__Goal__
In the entries below, count every line with the word "this". Return only the count.
━━ Given records ━━
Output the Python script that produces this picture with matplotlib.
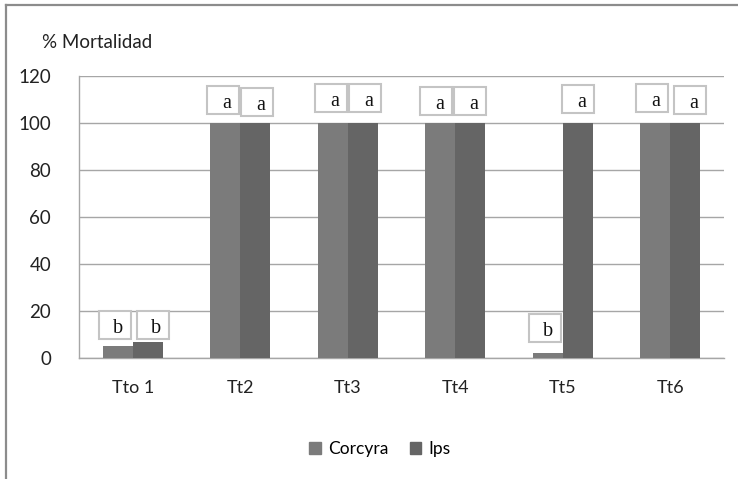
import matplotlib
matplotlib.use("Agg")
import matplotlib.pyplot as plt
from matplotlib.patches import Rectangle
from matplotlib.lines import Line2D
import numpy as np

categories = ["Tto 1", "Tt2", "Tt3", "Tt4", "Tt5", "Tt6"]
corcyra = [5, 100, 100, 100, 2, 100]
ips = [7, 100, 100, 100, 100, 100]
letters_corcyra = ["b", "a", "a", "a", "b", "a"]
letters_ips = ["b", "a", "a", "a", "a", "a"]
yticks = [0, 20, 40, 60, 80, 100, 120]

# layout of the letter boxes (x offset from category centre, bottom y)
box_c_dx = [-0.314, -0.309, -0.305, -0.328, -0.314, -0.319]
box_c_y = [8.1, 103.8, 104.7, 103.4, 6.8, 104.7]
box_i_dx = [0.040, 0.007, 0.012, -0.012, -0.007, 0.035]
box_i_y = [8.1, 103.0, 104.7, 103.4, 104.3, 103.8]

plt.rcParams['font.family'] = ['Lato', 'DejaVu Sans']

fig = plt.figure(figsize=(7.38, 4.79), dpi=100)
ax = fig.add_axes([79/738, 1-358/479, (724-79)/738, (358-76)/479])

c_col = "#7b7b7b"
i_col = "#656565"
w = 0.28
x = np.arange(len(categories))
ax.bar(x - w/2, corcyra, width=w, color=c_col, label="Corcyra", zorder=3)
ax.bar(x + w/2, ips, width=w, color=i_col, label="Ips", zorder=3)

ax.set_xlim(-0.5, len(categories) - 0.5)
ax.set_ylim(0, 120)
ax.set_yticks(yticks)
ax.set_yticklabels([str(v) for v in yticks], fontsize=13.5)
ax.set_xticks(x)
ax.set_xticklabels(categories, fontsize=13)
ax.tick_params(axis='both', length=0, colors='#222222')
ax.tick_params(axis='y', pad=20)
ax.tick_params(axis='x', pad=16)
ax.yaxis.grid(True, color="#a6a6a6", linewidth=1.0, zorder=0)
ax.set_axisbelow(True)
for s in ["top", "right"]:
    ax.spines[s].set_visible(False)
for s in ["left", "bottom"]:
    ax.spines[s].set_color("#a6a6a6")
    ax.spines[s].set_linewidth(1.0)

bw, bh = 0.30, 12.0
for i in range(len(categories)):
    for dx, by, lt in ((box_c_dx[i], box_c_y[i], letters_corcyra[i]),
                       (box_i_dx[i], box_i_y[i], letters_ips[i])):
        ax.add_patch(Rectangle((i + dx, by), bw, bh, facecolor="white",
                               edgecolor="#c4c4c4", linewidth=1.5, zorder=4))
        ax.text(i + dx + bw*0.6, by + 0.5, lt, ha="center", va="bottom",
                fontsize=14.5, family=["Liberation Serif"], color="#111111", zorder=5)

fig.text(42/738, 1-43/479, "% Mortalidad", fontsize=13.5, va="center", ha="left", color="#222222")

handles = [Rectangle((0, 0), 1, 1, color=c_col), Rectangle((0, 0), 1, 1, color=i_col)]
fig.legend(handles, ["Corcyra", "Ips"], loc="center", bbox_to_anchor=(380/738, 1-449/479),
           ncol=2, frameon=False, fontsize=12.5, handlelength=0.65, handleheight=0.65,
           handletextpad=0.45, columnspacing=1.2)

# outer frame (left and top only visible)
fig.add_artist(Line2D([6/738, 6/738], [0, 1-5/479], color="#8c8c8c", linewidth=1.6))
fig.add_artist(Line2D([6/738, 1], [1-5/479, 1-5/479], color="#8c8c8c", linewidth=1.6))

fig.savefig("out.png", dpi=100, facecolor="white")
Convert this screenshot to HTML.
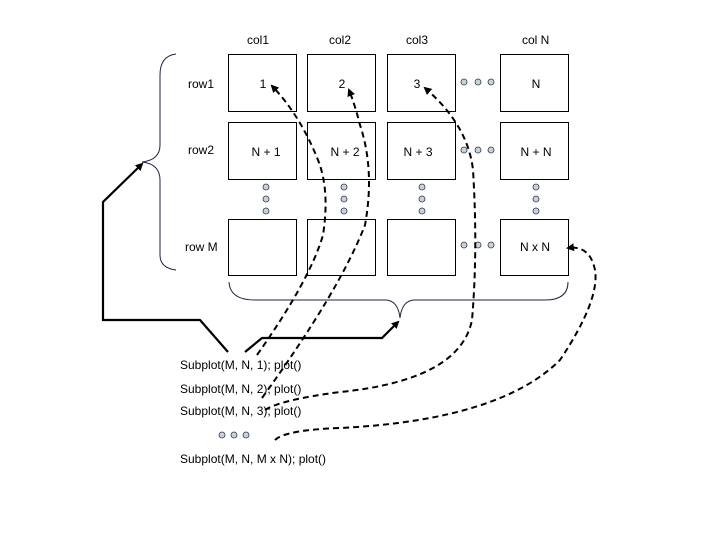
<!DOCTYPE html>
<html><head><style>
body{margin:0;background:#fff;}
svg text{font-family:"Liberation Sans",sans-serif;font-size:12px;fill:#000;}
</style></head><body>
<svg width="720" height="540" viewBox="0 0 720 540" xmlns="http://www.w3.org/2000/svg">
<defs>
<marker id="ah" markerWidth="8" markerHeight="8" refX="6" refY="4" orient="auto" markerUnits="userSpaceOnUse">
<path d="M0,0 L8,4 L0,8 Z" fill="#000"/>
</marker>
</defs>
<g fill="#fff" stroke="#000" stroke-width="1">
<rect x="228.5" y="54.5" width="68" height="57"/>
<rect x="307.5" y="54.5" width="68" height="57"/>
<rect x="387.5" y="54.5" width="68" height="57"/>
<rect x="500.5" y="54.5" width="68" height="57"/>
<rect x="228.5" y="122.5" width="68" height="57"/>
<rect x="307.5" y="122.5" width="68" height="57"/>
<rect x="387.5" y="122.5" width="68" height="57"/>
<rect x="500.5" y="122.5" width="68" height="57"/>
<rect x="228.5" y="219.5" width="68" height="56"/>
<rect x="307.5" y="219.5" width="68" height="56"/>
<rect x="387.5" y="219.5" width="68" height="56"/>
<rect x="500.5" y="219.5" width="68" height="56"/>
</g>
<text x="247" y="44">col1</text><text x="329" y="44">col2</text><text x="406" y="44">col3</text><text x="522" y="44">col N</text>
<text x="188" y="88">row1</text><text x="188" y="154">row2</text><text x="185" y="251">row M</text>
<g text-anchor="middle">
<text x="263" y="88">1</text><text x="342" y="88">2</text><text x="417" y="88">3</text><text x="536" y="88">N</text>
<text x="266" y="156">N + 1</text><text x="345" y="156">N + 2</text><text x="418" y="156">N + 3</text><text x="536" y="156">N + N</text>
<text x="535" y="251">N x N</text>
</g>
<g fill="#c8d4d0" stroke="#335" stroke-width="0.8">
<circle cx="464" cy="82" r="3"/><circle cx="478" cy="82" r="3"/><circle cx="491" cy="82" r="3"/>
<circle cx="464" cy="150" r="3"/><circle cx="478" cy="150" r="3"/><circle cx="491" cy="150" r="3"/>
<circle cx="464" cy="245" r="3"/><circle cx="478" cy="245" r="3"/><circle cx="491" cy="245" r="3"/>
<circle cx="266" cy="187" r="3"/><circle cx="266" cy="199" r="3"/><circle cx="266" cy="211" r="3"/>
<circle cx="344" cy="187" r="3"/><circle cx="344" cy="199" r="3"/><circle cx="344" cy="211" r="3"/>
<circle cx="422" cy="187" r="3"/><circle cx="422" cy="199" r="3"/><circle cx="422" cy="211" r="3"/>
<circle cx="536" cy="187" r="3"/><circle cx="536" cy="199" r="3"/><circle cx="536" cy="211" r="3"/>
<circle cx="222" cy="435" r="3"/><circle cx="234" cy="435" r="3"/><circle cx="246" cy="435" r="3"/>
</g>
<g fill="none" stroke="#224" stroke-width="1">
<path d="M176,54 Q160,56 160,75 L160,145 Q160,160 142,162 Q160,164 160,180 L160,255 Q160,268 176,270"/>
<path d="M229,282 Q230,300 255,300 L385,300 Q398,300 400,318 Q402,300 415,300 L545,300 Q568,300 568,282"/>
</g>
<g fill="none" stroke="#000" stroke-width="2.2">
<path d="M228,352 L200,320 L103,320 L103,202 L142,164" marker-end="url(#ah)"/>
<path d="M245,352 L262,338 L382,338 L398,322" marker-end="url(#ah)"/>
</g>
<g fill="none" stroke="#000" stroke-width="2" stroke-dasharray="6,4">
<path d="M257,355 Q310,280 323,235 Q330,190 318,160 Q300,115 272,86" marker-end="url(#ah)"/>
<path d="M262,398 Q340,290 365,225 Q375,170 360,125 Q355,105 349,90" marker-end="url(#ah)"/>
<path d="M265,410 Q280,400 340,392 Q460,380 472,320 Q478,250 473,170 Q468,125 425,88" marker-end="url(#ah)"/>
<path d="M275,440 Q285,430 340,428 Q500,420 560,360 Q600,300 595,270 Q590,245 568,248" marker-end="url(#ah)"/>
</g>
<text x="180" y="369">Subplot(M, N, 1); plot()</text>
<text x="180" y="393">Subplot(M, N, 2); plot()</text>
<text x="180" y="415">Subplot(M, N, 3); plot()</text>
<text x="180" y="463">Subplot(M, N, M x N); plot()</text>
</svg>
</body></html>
━━━
__Exercise response__
2